**INPUT MATERIAL**
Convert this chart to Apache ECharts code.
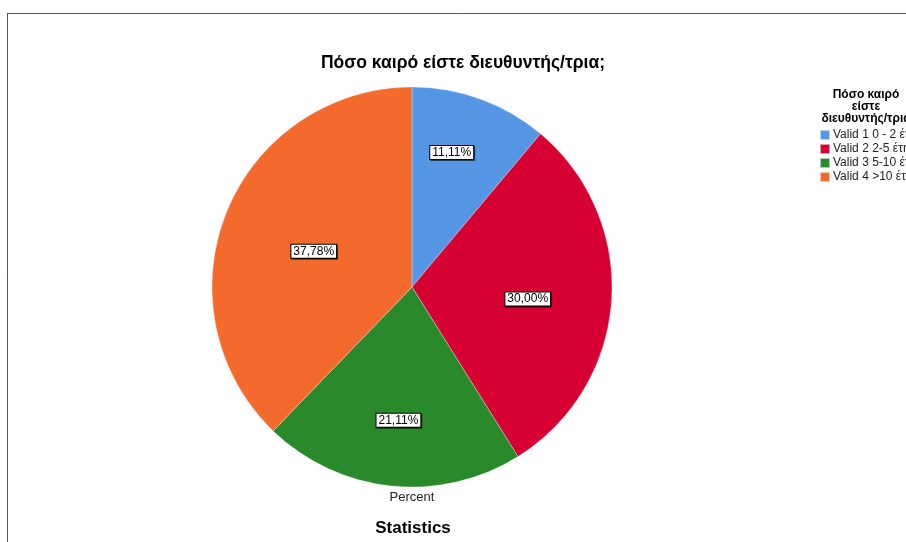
<!DOCTYPE html>
<html>
<head>
<meta charset="utf-8">
<script src="https://cdn.jsdelivr.net/npm/echarts@6/dist/echarts.min.js"></script>
<style>html,body{margin:0;padding:0;background:#fff;}#c{width:906px;height:542px;}</style>
</head>
<body>
<div id="c"></div>
<script>
const categories = ['Valid 1 0 - 2 έτη', 'Valid 2 2-5 έτη', 'Valid 3 5-10 έτη', 'Valid 4 >10 έτη'];
const percents = [11.11, 30.00, 21.11, 37.78];
const colors = ['#5596e5', '#d60032', '#2a8a2b', '#f36a2c'];
const titleText = 'Πόσο καιρό είστε διευθυντής/τρια;';
const legendTitle = 'Πόσο καιρό\nείστε\nδιευθυντής/τρια';
const axisLabel = 'Percent';
const footerText = 'Statistics';

// label placement tweaks (fraction of radius, angle shift in degrees)
const labelRadius = [0.72, 0.58, 0.65, 0.53];
const labelAngleShift = [-4, 0, 0, 0];

const chart = echarts.init(document.getElementById('c'), null, {renderer: 'canvas'});
const CX = 412, CY = 287, R = 200;
const FONT = 'Liberation Sans, Arial, sans-serif';

chart.setOption({
  animation: false,
  backgroundColor: '#fff',
  title: {
    text: titleText,
    left: 458, top: 49, textAlign: 'center',
    textStyle: {fontFamily: FONT, fontSize: 17.5, fontWeight: 'bold', color: '#000'}
  },
  legend: {
    orient: 'vertical',
    left: 819, top: 129,
    padding: 0,
    itemWidth: 10, itemHeight: 10, itemGap: 2,
    icon: 'rect',
    data: categories,
    textStyle: {fontFamily: FONT, fontSize: 12, color: '#222', padding: [0,0,0,-2]}
  },
  graphic: [
    {type: 'line', shape: {x1: 7, y1: 13.5, x2: 906, y2: 13.5}, style: {stroke: '#555', lineWidth: 1}},
    {type: 'line', shape: {x1: 7.5, y1: 13, x2: 7.5, y2: 542}, style: {stroke: '#555', lineWidth: 1}},
    {type: 'text', x: 866, y: 89, style: {text: legendTitle, textAlign: 'center', font: 'bold 12px ' + FONT, fill: '#000', lineHeight: 12}},
    {type: 'text', x: 412, y: 491, style: {text: axisLabel, textAlign: 'center', font: '13px ' + FONT, fill: '#222'}},
    {type: 'text', x: 413, y: 520, style: {text: footerText, textAlign: 'center', font: 'bold 17px ' + FONT, fill: '#000'}}
  ],
  series: [{
    type: 'pie',
    center: [CX, CY],
    radius: [0, R],
    startAngle: 90,
    clockwise: true,
    avoidLabelOverlap: false,
    data: categories.map((n, i) => ({name: n, value: percents[i], itemStyle: {color: colors[i]}})),
    itemStyle: {borderColor: 'rgba(255,255,255,0.6)', borderWidth: 0.5},
    label: {
      show: true,
      position: 'inside',
      formatter: p => p.value.toFixed(2).replace('.', ',') + '%',
      fontFamily: FONT, fontSize: 12, color: '#000',
      backgroundColor: '#fff', borderColor: '#000', borderWidth: 1,
      padding: [1, 2, 0, 2],
      shadowColor: 'rgba(0,0,0,0.6)', shadowOffsetX: 1, shadowOffsetY: 1, shadowBlur: 0
    },
    labelLine: {show: false},
    emphasis: {disabled: true},
    labelLayout: function (params) {
      const i = params.dataIndex;
      const r = params.labelRect;
      const lx = r.x + r.width / 2, ly = r.y + r.height / 2;
      const ang = Math.atan2(ly - CY, lx - CX) + labelAngleShift[i] * Math.PI / 180;
      const d = labelRadius[i] * R;
      return {x: CX + Math.cos(ang) * d, y: CY + Math.sin(ang) * d + 4, align: 'center', verticalAlign: 'middle'};
    }
  }]
});
</script>
</body>
</html>
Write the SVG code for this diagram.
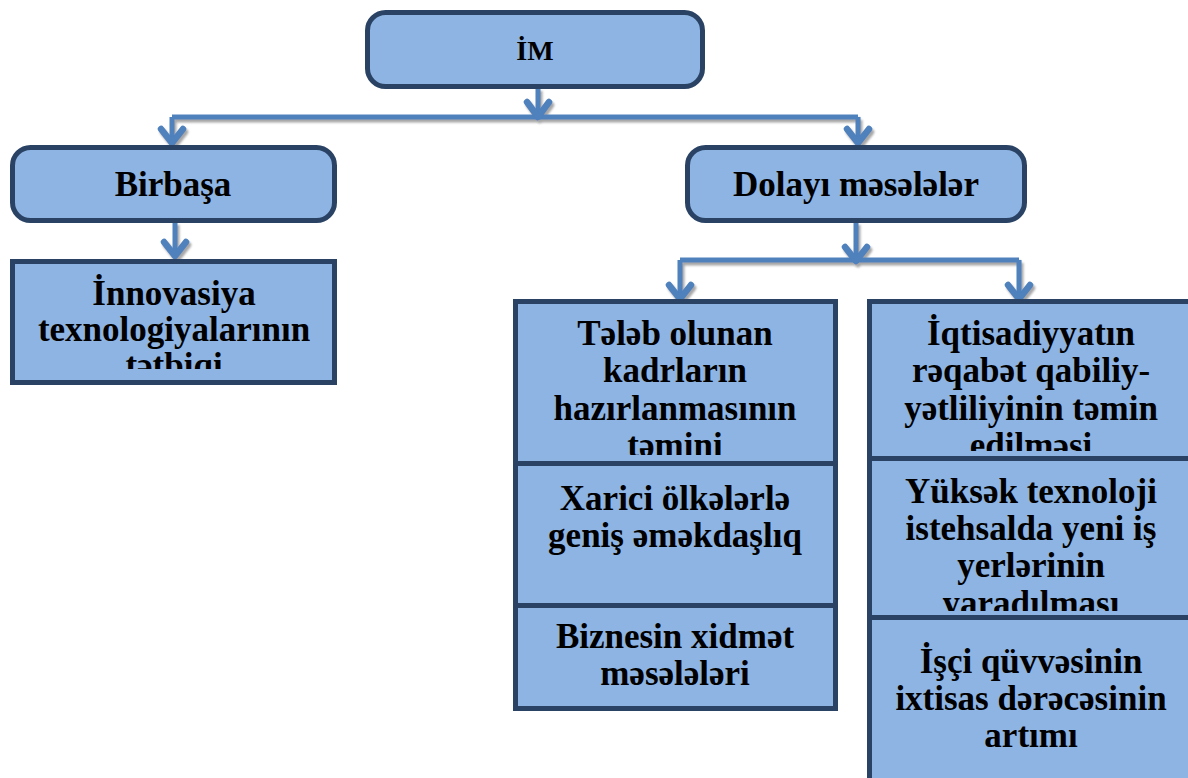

**WHAT YOU WILL DO**
Only the number is wanted: how many lines in the entries above contain the string "code"?

**CORRECT OUTPUT**
2